On Mon, Oct 12, 2015 at 1:17 PM, Keith C. Perry
<> wrote:
> Yep, that's might I made mention of "raw" disk images.  :)

Sure, but I'm just not sure what the connection is to bind mounts.

> Since I usually keep the system volume separate for my vm (or at least when I am building them) I can loop mount the partition then do whatever bulk data moves are needed (e.g. move source code for later compiling) and then convert back to qcow2.

Makes sense.

> Fun fact... sharing a raw disk image between a VM host and guest does seem to work (I did that a when I was building some FOSScon usb multiboot keys) but I'm not sure its "safe".  You would have to take care to make sure you are not making changes to the same files at the same time.
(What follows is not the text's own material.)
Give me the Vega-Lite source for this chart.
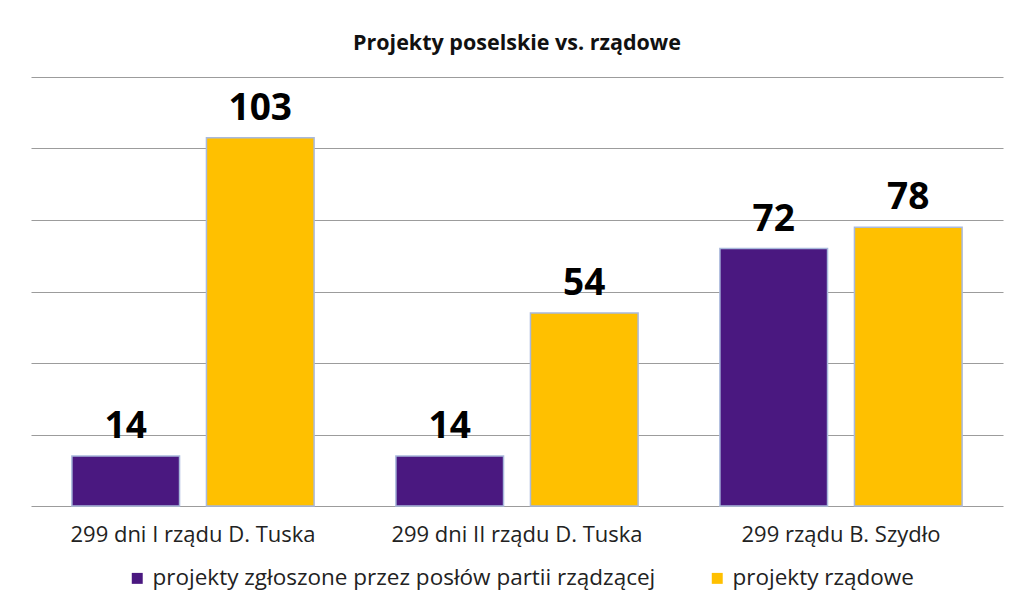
{
  "$schema": "https://vega.github.io/schema/vega-lite/v6.json",
  "width": 972,
  "height": 429,
  "autosize": "none",
  "padding": {"left": 31, "top": 77, "right": 9, "bottom": 95},
  "background": "white",
  "config": {"view": {"stroke": null}, "font": "Open Sans"},
  "title": {
    "text": "Projekty poselskie vs. rządowe",
    "font": "Open Sans",
    "fontSize": 21.5,
    "fontWeight": "bold",
    "color": "#111111",
    "anchor": "middle",
    "offset": 23
  },
  "data": {
    "values": [
      {"okres": "299 dni I rządu D. Tuska", "seria": "projekty zgłoszone przez posłów partii rządzącej", "liczba": 14},
      {"okres": "299 dni I rządu D. Tuska", "seria": "projekty rządowe", "liczba": 103},
      {"okres": "299 dni II rządu D. Tuska", "seria": "projekty zgłoszone przez posłów partii rządzącej", "liczba": 14},
      {"okres": "299 dni II rządu D. Tuska", "seria": "projekty rządowe", "liczba": 54},
      {"okres": "299 rządu B. Szydło", "seria": "projekty zgłoszone przez posłów partii rządzącej", "liczba": 72},
      {"okres": "299 rządu B. Szydło", "seria": "projekty rządowe", "liczba": 78}
    ]
  },
  "encoding": {
    "x": {
      "field": "okres",
      "type": "nominal",
      "sort": null,
      "title": null,
      "scale": {"paddingInner": 0, "paddingOuter": 0},
      "axis": {
        "labelAngle": 0,
        "labelFont": "Open Sans",
        "labelFontSize": 22,
        "labelColor": "#222222",
        "labelPadding": 18,
        "labelLimit": 0,
        "ticks": false,
        "domain": false
      }
    },
    "xOffset": {
      "field": "seria",
      "sort": ["projekty zgłoszone przez posłów partii rządzącej", "projekty rządowe"],
      "scale": {"paddingInner": 0.2, "paddingOuter": 0.304}
    },
    "y": {
      "field": "liczba",
      "type": "quantitative",
      "title": null,
      "scale": {"domain": [0, 120], "nice": false},
      "axis": {
        "values": [0, 20, 40, 60, 80, 100, 120],
        "labels": false,
        "ticks": false,
        "domain": false,
        "grid": true,
        "gridColor": "#9c9c9c",
        "gridWidth": 1.2
      }
    }
  },
  "layer": [
    {
      "mark": {"type": "bar", "stroke": "#a9b9dc", "strokeWidth": 1.5},
      "encoding": {
        "color": {
          "field": "seria",
          "type": "nominal",
          "sort": ["projekty zgłoszone przez posłów partii rządzącej", "projekty rządowe"],
          "scale": {
            "domain": ["projekty zgłoszone przez posłów partii rządzącej", "projekty rządowe"],
            "range": ["#4a1880", "#ffc000"]
          },
          "legend": {
            "title": null,
            "orient": "none",
            "legendX": 95,
            "legendY": 490,
            "direction": "horizontal",
            "symbolType": "square",
            "symbolSize": 120,
            "symbolStrokeWidth": 0,
            "labelFont": "Open Sans",
            "labelFontSize": 22.5,
            "labelColor": "#222222",
            "labelLimit": 0,
            "columnPadding": 50
          }
        }
      }
    },
    {
      "mark": {
        "type": "text",
        "baseline": "alphabetic",
        "dy": -18,
        "font": "Open Sans",
        "fontSize": 37,
        "fontWeight": "bold",
        "color": "#000000"
      },
      "encoding": {
        "text": {"field": "liczba", "type": "quantitative"}
      }
    }
  ]
}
YMMV

Yeah, you DEFINITELY do not want to mount a disk image on multiple
kernels unless the filesystem is specifically designed to handle this
(very few are, and nothing you'd find on a typical linux install).
Filesystems designed to handle being mounted by multiple kernels are
called clustered filesystems.  It isn't sufficient to just avoid
changing the same file at the same time - the kernels will be stomping
all over each other's metadata and can hose potentially anything on
the device.

The other approach to multiple mounting is a distributed filesystem.
In this arrangement any particular device is only accessed by a single
kernel, but the filesystem itself exists at a higher level than any
single kernel and uses networking/etc to distribute data across all
nodes that access it.  The most popular examples of this sort of thing
are HDFS and Ceph.  This approach tends to be more popular than
clustered filesystems, since it does not require giving high-speed
access to a single device to all the nodes that need to share it.